REQUIRED WORK >> Verbatim output of all the material below is required.

DATA SEGMENT >>
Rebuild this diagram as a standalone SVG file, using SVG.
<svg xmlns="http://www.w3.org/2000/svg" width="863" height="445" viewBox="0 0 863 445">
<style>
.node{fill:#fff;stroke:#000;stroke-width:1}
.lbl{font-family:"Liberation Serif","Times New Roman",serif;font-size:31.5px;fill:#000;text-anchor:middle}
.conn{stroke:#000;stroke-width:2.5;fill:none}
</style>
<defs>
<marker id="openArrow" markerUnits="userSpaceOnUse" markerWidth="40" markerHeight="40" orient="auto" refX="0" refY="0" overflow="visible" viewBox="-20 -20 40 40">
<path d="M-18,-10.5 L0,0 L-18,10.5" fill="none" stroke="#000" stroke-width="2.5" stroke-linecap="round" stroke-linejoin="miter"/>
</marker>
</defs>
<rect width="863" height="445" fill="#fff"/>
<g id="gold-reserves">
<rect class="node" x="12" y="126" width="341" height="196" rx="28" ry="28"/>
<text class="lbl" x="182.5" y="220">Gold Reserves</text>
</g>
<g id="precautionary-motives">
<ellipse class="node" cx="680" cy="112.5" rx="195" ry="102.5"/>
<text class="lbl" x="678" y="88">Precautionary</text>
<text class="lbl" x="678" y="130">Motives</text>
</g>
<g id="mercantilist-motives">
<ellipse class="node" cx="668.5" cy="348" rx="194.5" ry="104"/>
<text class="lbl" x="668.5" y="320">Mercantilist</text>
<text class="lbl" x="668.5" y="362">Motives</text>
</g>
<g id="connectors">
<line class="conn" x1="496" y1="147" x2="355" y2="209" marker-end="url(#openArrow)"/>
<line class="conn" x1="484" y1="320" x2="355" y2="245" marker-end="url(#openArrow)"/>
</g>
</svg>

ANSWER TO THIS PROBLEM >>
Rebuild this diagram as a standalone SVG file, using SVG.
<svg xmlns="http://www.w3.org/2000/svg" width="863" height="445" viewBox="0 0 863 445">
<style>
.node{fill:#fff;stroke:#000;stroke-width:1}
.lbl{font-family:"Liberation Serif","Times New Roman",serif;font-size:31.5px;fill:#000;text-anchor:middle}
.conn{stroke:#000;stroke-width:2.5;fill:none}
</style>
<defs>
<marker id="openArrow" markerUnits="userSpaceOnUse" markerWidth="40" markerHeight="40" orient="auto" refX="0" refY="0" overflow="visible" viewBox="-20 -20 40 40">
<path d="M-18,-10.5 L0,0 L-18,10.5" fill="none" stroke="#000" stroke-width="2.5" stroke-linecap="round" stroke-linejoin="miter"/>
</marker>
</defs>
<rect width="863" height="445" fill="#fff"/>
<g id="gold-reserves">
<rect class="node" x="12" y="126" width="341" height="196" rx="28" ry="28"/>
<text class="lbl" x="182.5" y="220">Gold Reserves</text>
</g>
<g id="precautionary-motives">
<ellipse class="node" cx="680" cy="112.5" rx="195" ry="102.5"/>
<text class="lbl" x="678" y="88">Precautionary</text>
<text class="lbl" x="678" y="130">Motives</text>
</g>
<g id="mercantilist-motives">
<ellipse class="node" cx="668.5" cy="348" rx="194.5" ry="104"/>
<text class="lbl" x="668.5" y="320">Mercantilist</text>
<text class="lbl" x="668.5" y="362">Motives</text>
</g>
<g id="connectors">
<line class="conn" x1="496" y1="147" x2="355" y2="209" marker-end="url(#openArrow)"/>
<line class="conn" x1="484" y1="320" x2="355" y2="245" marker-end="url(#openArrow)"/>
</g>
</svg>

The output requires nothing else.